[Begin Records supplied]

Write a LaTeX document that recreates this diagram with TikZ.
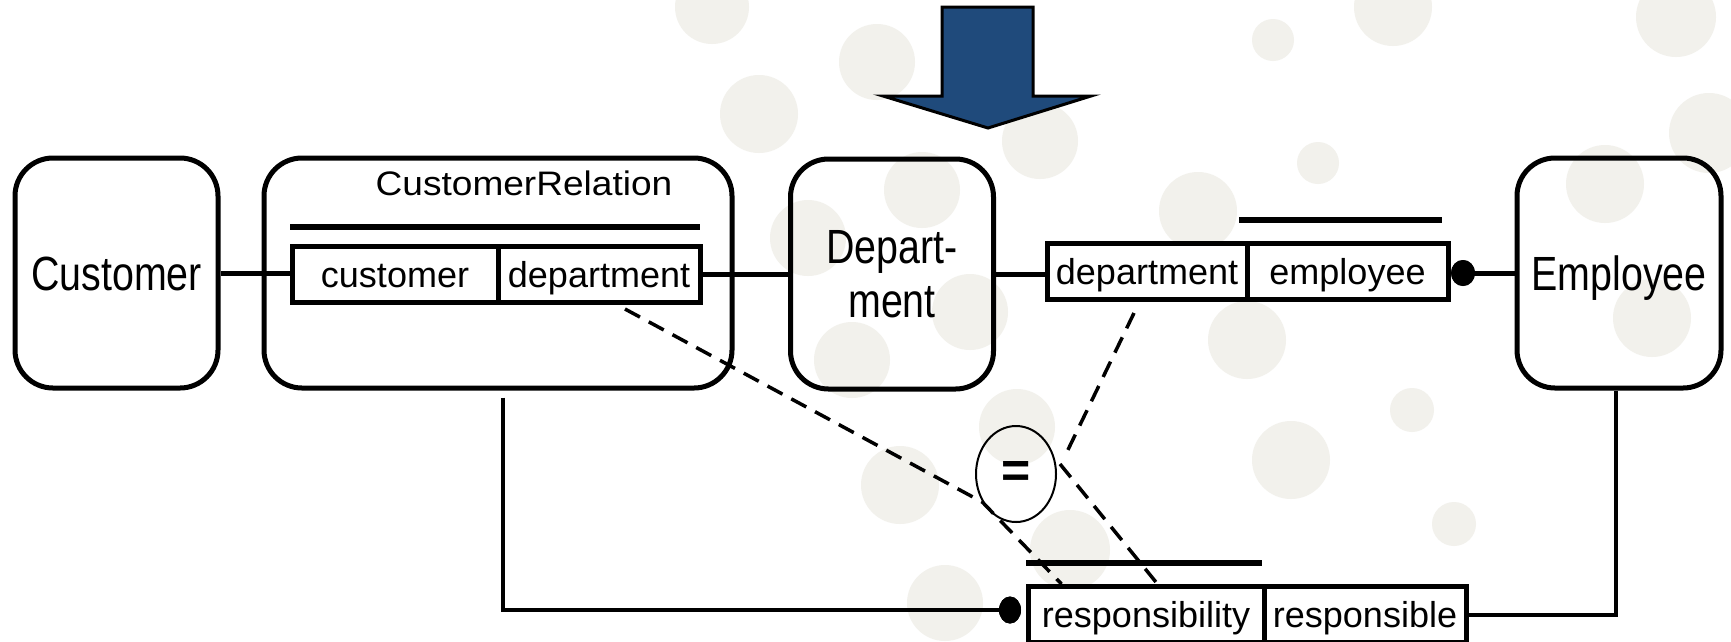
\documentclass[tikz,border=0pt]{standalone}
\usepackage{fontspec}
\setmainfont{Liberation Sans}
\newfontfamily\labelnarrow[FakeStretch=0.82]{Liberation Sans}
\newfontfamily\labelwide[FakeStretch=1.09]{Liberation Sans}
\usetikzlibrary{shapes.geometric,calc}

\definecolor{dotgrey}{RGB}{242,241,236}
\definecolor{arrowblue}{RGB}{31,74,123}

\tikzset{
  entity/.style={draw, line width=5pt, rounded corners=38pt, minimum width=203pt,
    minimum height=230pt, inner sep=0pt, align=center,
    font=\labelnarrow\fontsize{48}{54}\selectfont},
  oneline/.style={text height=35pt, text depth=0pt},
  role/.style={draw, fill=white, line width=5pt, minimum height=56pt, inner sep=0pt,
    text height=26pt, text depth=0pt, font=\fontsize{36}{40}\selectfont},
  conn/.style={line width=5pt},
  thinconn/.style={line width=4pt},
  uniq/.style={line width=5.5pt},
  subset/.style={line width=3.5pt, dash pattern=on 17pt off 10pt},
  blob/.style={fill=dotgrey, draw=none},
  pin/.style={ellipse, fill=black, inner sep=0pt},
}

\begin{document}
\begin{tikzpicture}[x=1pt, y=-1pt]
  % page area
  \fill[white] (0,0) rectangle (1731,641);
  \clip (0,0) rectangle (1731,641);

  % decorative dots in the background
  \foreach \cx/\cy/\r in {712/7/37, 877/62/38, 759/114/39, 808/238/38, 852/360/38,
      922/190/38, 970/312/38, 1040/141/38, 1273/40/21, 1318/163/21, 1198/211/39,
      1247/340/39, 1412/410/22, 1291/460/39, 1454/524/22, 1393/7/39, 1676/17/40,
      1709/133/40, 1605/184/39, 1652/318/39, 1017/427/38, 1070/550/40, 945/603/38,
      900/485/39}
    \fill[blob] (\cx,\cy) circle[radius=\r];

  % block arrow at the top
  \draw[fill=arrowblue, draw=black, line width=3pt]
    (942,7) -- (1033,7) -- (1033,96) -- (1091,96) -- (988,128) -- (883,96)
    -- (942,96) -- cycle;

  % object types
  \node[entity, oneline] (cust) at (116.5,273) {Customer};
  \node[entity, minimum width=468pt] (crel) at (498,273) {};
  \node[font=\labelwide\fontsize{34}{40}\selectfont, anchor=base, inner sep=0pt]
    (crelname) at (524,195) {CustomerRelation};
  \node[entity] (dept) at (892,274) {Depart-\\ment};
  \node[entity, minimum width=204pt, oneline] (emp) at (1619,273) {Employee};

  % fact types (role boxes)
  \node[role, minimum width=206pt] (csm) at (395,274.5) {customer};
  \node[role, minimum width=202pt] (cdp) at (599,274.5) {department};
  \node[role, minimum width=200pt] (ddp) at (1147,271.5) {department};
  \node[role, minimum width=201pt] (dem) at (1347.5,271.5) {employee};
  \node[role, minimum width=236pt] (rsb) at (1146,614.5) {responsibility};
  \node[role, minimum width=202pt] (rsp) at (1365,614.5) {responsible};

  % uniqueness bars
  \draw[uniq] (290,227) -- (700,227);
  \draw[uniq] (1239,220) -- (1442,220);
  \draw[uniq] (1026,563) -- (1262,563);

  % equality constraint
  \node[draw, ellipse, line width=2pt, minimum width=80pt, minimum height=96pt,
    inner sep=0pt, font=\bfseries\fontsize{50}{50}\selectfont] (eq) at (1016,474) {=};

  % mandatory role dots
  \node[pin, minimum width=24pt, minimum height=26pt] (pinE) at (1463,273) {};
  \node[pin, minimum width=22pt, minimum height=27pt] (pinR) at (1010,610) {};

  % role connectors
  \draw[conn] (cust.east) -- (cust.east -| csm.west);
  \draw[conn] (cdp.east |- dept.west) -- (dept.west);
  \draw[conn] (dept.east) -- (dept.east -| ddp.west);
  \draw[conn] (pinE.center) -- (emp.west);
  \draw[thinconn] ($(crel.south)+(5,7)$) |- (pinR.center);
  \draw[thinconn] ($(emp.south)+(-3,0)$) |- (rsp.east);

  % constraint arguments
  \draw[subset] ($(cdp.south)+(26,4)$) -- (eq.220) -- ($(rsb.north west)+(36,0)$);
  \draw[subset] ($(ddp.south)+(-13,11)$) -- ($(eq.east)+(7,-16)$);
  \draw[subset] ($(eq.east)+(3,-10)$) -- ($(rsb.north east)+(-109,0)$);

  % dots drawn over their connectors
  \fill (pinE) ellipse[x radius=12, y radius=13];
  \fill (pinR) ellipse[x radius=11, y radius=13.5];
\end{tikzpicture}
\end{document}
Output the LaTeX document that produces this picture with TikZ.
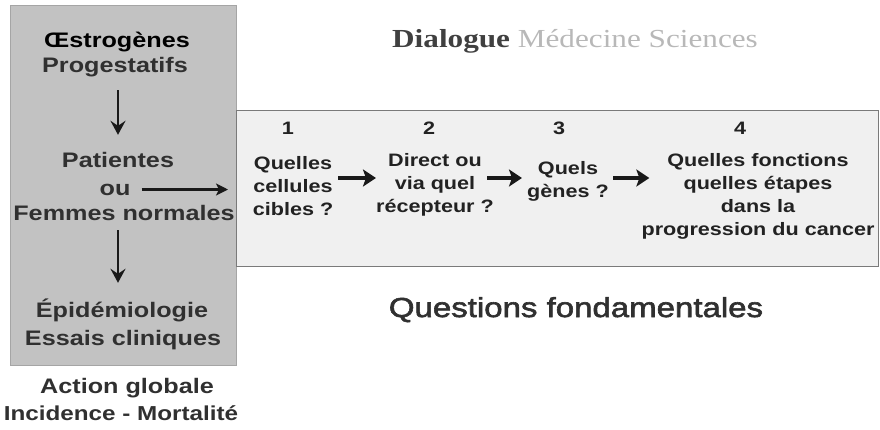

[End Records supplied]

**Written problem**
Output the entries above exactly, without their pictures.

**Response for this exercise**
Write a LaTeX document that recreates this diagram with TikZ.
\documentclass[tikz,border=0pt]{standalone}
\usepackage{fontspec}
\setmainfont{Liberation Sans}
\newfontfamily\labelnarrow[FakeStretch=0.82]{Liberation Sans}
\newfontfamily\labelwide[FakeStretch=1.09]{Liberation Sans}
\usetikzlibrary{shapes.geometric,calc}

\definecolor{dotgrey}{RGB}{242,241,236}
\definecolor{arrowblue}{RGB}{31,74,123}

\tikzset{
  entity/.style={draw, line width=5pt, rounded corners=38pt, minimum width=203pt,
    minimum height=230pt, inner sep=0pt, align=center,
    font=\labelnarrow\fontsize{48}{54}\selectfont},
  oneline/.style={text height=35pt, text depth=0pt},
  role/.style={draw, fill=white, line width=5pt, minimum height=56pt, inner sep=0pt,
    text height=26pt, text depth=0pt, font=\fontsize{36}{40}\selectfont},
  conn/.style={line width=5pt},
  thinconn/.style={line width=4pt},
  uniq/.style={line width=5.5pt},
  subset/.style={line width=3.5pt, dash pattern=on 17pt off 10pt},
  blob/.style={fill=dotgrey, draw=none},
  pin/.style={ellipse, fill=black, inner sep=0pt},
}

\begin{document}
\begin{tikzpicture}[x=1pt, y=-1pt]
  % page area
  \fill[white] (0,0) rectangle (1731,641);
  \clip (0,0) rectangle (1731,641);

  % decorative dots in the background
  \foreach \cx/\cy/\r in {712/7/37, 877/62/38, 759/114/39, 808/238/38, 852/360/38,
      922/190/38, 970/312/38, 1040/141/38, 1273/40/21, 1318/163/21, 1198/211/39,
      1247/340/39, 1412/410/22, 1291/460/39, 1454/524/22, 1393/7/39, 1676/17/40,
      1709/133/40, 1605/184/39, 1652/318/39, 1017/427/38, 1070/550/40, 945/603/38,
      900/485/39}
    \fill[blob] (\cx,\cy) circle[radius=\r];

  % block arrow at the top
  \draw[fill=arrowblue, draw=black, line width=3pt]
    (942,7) -- (1033,7) -- (1033,96) -- (1091,96) -- (988,128) -- (883,96)
    -- (942,96) -- cycle;

  % object types
  \node[entity, oneline] (cust) at (116.5,273) {Customer};
  \node[entity, minimum width=468pt] (crel) at (498,273) {};
  \node[font=\labelwide\fontsize{34}{40}\selectfont, anchor=base, inner sep=0pt]
    (crelname) at (524,195) {CustomerRelation};
  \node[entity] (dept) at (892,274) {Depart-\\ment};
  \node[entity, minimum width=204pt, oneline] (emp) at (1619,273) {Employee};

  % fact types (role boxes)
  \node[role, minimum width=206pt] (csm) at (395,274.5) {customer};
  \node[role, minimum width=202pt] (cdp) at (599,274.5) {department};
  \node[role, minimum width=200pt] (ddp) at (1147,271.5) {department};
  \node[role, minimum width=201pt] (dem) at (1347.5,271.5) {employee};
  \node[role, minimum width=236pt] (rsb) at (1146,614.5) {responsibility};
  \node[role, minimum width=202pt] (rsp) at (1365,614.5) {responsible};

  % uniqueness bars
  \draw[uniq] (290,227) -- (700,227);
  \draw[uniq] (1239,220) -- (1442,220);
  \draw[uniq] (1026,563) -- (1262,563);

  % equality constraint
  \node[draw, ellipse, line width=2pt, minimum width=80pt, minimum height=96pt,
    inner sep=0pt, font=\bfseries\fontsize{50}{50}\selectfont] (eq) at (1016,474) {=};

  % mandatory role dots
  \node[pin, minimum width=24pt, minimum height=26pt] (pinE) at (1463,273) {};
  \node[pin, minimum width=22pt, minimum height=27pt] (pinR) at (1010,610) {};

  % role connectors
  \draw[conn] (cust.east) -- (cust.east -| csm.west);
  \draw[conn] (cdp.east |- dept.west) -- (dept.west);
  \draw[conn] (dept.east) -- (dept.east -| ddp.west);
  \draw[conn] (pinE.center) -- (emp.west);
  \draw[thinconn] ($(crel.south)+(5,7)$) |- (pinR.center);
  \draw[thinconn] ($(emp.south)+(-3,0)$) |- (rsp.east);

  % constraint arguments
  \draw[subset] ($(cdp.south)+(26,4)$) -- (eq.220) -- ($(rsb.north west)+(36,0)$);
  \draw[subset] ($(ddp.south)+(-13,11)$) -- ($(eq.east)+(7,-16)$);
  \draw[subset] ($(eq.east)+(3,-10)$) -- ($(rsb.north east)+(-109,0)$);

  % dots drawn over their connectors
  \fill (pinE) ellipse[x radius=12, y radius=13];
  \fill (pinR) ellipse[x radius=11, y radius=13.5];
\end{tikzpicture}
\end{document}
Output the LaTeX document that produces this picture with TikZ.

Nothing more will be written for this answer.